Comme le cinéma, qui est peut-être l’une de ses modalités, la promenade demande à la fois espace et temps. Elle veut un lieu où puissent s’épouser le hasard et l’intention. Elle demande aussi que nous lui consacrions du temps, pour ne pas tourner en pure fuite ou déroute. Que nos déambulations nous trouvent inquiétés ou soucieux, et voilà qu’elles se changent en une errance qui, pour ne nous accorder ni paix ni indolence, fait se volatiliser la flânerie où nous pensions être. Pour que nos promenades aient lieu, nous devons nous rendre disponibles, dans un espace qui nous redonne cette vacance d’esprit initiale grâce à laquelle nous avons pu venir à lui. Gratuité et générosité sont intrinsèquement attachées à l’idée de promenade.

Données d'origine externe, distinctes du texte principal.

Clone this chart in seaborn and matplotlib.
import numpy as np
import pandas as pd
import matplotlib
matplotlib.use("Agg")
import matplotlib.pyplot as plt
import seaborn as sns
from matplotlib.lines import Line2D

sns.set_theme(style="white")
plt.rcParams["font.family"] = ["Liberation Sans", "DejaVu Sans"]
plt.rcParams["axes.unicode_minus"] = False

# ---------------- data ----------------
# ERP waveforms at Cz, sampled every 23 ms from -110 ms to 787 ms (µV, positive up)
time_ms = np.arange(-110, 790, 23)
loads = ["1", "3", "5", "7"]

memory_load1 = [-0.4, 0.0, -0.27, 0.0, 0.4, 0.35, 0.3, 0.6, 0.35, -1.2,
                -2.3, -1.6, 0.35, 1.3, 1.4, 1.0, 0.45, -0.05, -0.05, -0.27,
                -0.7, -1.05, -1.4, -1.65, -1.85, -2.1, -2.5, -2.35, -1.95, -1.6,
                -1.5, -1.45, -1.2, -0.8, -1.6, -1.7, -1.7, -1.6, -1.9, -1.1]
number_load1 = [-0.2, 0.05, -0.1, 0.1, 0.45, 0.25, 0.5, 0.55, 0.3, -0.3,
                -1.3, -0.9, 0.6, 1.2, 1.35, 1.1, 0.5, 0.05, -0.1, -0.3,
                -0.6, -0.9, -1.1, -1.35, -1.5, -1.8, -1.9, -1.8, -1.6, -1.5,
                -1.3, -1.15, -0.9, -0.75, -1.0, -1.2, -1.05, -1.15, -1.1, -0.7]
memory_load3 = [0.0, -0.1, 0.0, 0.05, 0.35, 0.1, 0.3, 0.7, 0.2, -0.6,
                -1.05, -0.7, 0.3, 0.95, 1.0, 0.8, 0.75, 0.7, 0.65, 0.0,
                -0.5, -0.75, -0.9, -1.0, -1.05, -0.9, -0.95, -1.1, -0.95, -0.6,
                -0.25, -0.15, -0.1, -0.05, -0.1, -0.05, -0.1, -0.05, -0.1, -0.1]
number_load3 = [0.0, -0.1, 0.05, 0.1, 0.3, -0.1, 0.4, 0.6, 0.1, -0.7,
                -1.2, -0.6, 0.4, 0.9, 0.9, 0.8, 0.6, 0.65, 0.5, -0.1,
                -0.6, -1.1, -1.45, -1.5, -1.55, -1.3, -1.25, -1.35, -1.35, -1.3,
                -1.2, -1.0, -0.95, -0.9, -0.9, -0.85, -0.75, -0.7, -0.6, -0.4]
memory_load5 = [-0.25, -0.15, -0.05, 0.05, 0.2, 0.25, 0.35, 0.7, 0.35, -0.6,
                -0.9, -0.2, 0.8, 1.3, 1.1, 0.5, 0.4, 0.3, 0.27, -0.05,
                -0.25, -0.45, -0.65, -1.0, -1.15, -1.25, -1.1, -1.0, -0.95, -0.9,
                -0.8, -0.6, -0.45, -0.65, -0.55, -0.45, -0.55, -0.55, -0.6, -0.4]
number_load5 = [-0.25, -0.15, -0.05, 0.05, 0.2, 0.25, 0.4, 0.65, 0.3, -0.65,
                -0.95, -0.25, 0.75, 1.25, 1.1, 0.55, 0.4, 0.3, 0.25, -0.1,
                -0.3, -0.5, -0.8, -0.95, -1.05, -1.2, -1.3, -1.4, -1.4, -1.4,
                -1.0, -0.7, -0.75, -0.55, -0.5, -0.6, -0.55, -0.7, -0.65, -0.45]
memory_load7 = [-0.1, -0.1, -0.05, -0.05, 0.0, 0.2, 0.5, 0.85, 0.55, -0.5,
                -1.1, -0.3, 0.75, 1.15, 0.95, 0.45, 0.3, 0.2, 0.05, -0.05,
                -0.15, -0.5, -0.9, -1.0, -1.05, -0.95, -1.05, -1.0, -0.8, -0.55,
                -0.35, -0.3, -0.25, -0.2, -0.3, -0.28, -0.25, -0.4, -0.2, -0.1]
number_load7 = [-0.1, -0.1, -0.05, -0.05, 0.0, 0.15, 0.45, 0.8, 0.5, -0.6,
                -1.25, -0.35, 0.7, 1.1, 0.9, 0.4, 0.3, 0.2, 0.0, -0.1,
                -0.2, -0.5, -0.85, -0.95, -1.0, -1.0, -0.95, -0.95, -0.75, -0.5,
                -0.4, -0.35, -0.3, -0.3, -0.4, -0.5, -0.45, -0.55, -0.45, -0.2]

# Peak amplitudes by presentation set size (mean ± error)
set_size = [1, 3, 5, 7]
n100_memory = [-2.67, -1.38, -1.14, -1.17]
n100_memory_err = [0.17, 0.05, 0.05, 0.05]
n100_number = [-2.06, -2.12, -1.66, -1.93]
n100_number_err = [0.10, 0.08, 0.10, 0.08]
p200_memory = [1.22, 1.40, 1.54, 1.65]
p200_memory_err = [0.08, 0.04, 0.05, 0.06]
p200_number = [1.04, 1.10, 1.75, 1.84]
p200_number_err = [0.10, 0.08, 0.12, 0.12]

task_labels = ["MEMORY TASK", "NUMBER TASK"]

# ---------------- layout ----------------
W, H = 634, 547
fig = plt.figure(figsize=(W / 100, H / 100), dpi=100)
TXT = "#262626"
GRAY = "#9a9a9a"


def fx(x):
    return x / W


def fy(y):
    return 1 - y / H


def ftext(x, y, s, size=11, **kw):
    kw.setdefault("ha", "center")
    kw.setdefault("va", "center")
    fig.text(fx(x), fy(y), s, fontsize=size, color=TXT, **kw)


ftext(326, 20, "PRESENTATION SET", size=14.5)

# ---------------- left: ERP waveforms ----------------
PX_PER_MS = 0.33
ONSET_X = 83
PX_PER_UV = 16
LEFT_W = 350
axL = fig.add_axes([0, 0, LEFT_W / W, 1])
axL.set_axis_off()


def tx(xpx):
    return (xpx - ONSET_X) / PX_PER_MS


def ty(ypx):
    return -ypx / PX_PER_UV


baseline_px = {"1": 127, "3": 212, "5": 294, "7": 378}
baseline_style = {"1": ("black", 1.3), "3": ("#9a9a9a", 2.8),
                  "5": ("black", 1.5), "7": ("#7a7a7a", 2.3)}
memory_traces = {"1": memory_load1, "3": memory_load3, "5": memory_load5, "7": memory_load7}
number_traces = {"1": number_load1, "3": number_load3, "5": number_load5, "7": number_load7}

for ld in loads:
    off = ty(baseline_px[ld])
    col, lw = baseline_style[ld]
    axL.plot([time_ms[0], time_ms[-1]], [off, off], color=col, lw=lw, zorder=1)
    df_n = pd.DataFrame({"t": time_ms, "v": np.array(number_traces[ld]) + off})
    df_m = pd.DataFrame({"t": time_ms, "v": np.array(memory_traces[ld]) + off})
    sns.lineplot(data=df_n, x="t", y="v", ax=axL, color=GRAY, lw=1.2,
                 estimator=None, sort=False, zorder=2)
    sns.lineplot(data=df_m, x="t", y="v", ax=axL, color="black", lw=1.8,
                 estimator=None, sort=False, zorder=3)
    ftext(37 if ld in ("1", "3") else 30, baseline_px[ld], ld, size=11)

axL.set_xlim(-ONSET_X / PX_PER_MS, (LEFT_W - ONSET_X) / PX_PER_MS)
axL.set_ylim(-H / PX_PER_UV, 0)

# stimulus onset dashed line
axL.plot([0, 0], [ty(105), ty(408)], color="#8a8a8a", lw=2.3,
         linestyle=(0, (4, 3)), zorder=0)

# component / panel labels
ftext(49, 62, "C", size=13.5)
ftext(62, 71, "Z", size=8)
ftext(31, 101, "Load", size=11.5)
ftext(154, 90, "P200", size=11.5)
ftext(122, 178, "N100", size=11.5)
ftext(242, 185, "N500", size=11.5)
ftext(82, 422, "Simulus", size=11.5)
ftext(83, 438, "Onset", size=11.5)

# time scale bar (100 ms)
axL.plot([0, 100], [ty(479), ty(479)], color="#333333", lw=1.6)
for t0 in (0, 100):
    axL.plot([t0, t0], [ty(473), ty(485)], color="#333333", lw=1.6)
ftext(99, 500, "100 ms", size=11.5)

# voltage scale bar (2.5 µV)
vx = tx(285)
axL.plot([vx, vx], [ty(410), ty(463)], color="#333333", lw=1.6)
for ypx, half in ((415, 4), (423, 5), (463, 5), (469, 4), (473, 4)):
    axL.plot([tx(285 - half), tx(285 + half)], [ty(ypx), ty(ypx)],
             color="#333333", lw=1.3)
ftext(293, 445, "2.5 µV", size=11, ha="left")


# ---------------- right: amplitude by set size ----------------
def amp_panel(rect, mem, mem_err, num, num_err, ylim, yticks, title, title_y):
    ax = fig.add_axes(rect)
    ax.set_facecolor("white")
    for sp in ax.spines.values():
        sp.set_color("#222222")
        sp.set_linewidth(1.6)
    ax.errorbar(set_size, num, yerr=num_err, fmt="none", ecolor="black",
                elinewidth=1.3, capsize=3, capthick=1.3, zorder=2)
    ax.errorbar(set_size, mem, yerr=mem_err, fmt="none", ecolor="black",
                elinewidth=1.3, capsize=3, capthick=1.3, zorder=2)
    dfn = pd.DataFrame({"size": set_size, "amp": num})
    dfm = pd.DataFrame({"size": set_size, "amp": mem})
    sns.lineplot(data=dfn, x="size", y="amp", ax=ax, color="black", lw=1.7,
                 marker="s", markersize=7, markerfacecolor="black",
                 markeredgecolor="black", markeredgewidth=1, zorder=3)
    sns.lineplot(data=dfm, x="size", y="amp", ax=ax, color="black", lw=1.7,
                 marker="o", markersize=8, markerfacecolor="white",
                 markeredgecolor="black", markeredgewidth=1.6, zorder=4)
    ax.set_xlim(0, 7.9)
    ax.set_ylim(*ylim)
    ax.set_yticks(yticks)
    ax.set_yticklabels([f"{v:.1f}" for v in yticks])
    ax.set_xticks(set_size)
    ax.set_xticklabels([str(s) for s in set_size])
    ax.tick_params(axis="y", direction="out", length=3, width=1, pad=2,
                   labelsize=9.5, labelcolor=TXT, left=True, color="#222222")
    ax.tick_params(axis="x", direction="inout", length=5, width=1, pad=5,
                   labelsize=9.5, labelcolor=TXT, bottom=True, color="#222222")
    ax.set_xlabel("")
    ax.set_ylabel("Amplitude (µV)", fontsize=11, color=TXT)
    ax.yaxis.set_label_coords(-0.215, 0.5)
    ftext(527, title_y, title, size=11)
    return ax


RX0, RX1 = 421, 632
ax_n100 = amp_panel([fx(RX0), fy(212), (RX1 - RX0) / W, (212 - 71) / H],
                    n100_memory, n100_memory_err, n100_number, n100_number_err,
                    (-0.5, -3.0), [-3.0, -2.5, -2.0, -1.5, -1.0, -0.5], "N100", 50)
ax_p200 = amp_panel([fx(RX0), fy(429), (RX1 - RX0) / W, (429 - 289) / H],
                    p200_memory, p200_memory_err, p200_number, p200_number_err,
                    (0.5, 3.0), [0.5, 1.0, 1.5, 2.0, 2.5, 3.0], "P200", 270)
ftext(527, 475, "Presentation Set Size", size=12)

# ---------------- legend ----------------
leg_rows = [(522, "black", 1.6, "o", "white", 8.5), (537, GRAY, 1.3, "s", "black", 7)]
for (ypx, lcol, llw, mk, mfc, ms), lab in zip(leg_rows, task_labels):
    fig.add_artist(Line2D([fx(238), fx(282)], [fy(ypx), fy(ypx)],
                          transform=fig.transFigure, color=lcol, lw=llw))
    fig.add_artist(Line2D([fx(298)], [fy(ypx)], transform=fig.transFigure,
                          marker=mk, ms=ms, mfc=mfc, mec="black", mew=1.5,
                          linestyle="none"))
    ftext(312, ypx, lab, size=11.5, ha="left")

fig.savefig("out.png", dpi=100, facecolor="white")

Pensée en premier lieu sous le signe du voyage, et plus singulièrement du voyage raté (à partir d’Uyuni, film d’Andrés Denegri), la promenade manifeste son aptitude à entretenir le désir de faire des images lorsqu’elle se comprend comme disponibilité au monde. Raphaël Bassan, interrogeant le cinéma de Joseph Morder, veut montrer comment la vacance l’anime tout entier. Il situe ainsi son propre itinéraire de critique relativement aux films qu’il évoque. S’il peut le faire, c’est que les films, en nous faisant partager cette disponibilité à partir de laquelle ils nous viennent, sont aussi un lieu où nous pouvons nous comprendre et nous décrypter nous-mêmes. Il y a quelque chose de cet ordre dans le texte de Fabrice Lauterjung, qui va de formes en formes, pour explorer, à l’occasion d’une exposition d’art contemporain, de nouvelles possibilités du médium, jusqu’à rencontrer, dans la flânerie où il est emporté, une figure pour le moins inattendue – et pour cause – de l’histoire de l’architecture, pour indiquer in fine la violence inhérente à son projet.

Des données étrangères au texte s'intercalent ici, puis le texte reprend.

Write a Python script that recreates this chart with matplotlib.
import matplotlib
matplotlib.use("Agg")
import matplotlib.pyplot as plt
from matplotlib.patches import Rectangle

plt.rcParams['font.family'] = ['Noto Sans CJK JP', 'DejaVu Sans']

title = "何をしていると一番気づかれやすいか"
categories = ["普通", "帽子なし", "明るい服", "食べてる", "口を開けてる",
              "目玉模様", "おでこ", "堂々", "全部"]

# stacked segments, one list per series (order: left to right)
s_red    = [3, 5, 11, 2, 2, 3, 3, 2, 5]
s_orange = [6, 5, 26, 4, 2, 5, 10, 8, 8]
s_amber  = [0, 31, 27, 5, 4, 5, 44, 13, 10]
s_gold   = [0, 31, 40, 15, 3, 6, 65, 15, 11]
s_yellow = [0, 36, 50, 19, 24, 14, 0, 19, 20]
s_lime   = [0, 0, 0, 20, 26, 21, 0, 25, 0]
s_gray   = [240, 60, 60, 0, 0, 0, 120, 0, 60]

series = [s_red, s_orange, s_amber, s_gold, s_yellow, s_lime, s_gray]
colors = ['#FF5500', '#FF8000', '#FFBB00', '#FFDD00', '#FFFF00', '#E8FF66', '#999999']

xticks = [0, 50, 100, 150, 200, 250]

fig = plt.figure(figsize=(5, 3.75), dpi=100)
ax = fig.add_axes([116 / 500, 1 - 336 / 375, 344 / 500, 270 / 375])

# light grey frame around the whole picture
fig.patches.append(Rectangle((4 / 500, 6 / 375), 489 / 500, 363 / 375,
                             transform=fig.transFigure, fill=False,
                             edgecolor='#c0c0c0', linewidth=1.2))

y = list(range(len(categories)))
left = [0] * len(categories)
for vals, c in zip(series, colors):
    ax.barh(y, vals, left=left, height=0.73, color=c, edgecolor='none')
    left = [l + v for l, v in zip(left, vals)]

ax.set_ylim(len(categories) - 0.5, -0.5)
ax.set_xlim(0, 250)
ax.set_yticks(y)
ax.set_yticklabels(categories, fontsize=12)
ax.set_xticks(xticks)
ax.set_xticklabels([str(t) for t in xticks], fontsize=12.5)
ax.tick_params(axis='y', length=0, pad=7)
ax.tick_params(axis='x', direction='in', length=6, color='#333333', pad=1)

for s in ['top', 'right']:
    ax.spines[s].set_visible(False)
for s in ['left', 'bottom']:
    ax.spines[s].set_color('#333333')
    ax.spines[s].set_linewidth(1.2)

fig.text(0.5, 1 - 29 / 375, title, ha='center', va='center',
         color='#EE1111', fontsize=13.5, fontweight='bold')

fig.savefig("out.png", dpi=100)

Tout film est en lui-même un lieu où notre esprit peut vagabonder. Violeta Salvatierra laisse le sien se traduire en poésie, pour donner quelque chose à voir des images rencontrées dans Forest of Bliss de Robert Gardner. Des sentiers quelques peu extérieurs au cinéma ont également été parcourus, en direction d’une pratique qui le concerne absolument, celle du photographe tchèque Miroslav Tichý. Enfin, les vers d’Orlan Roy, ouverts par les images du suaire et de la mort, nous signalent une vacance ultime qui nous fera voyager Dieu sait où…
Puissent les textes ici réunis nous convaincre de sortir à nouveau dans la fraîcheur de l’automne, et de fréquenter les parcs, les rues et les cinémas, où tant de choses ont encore besoin de notre attention pour se laisser dire.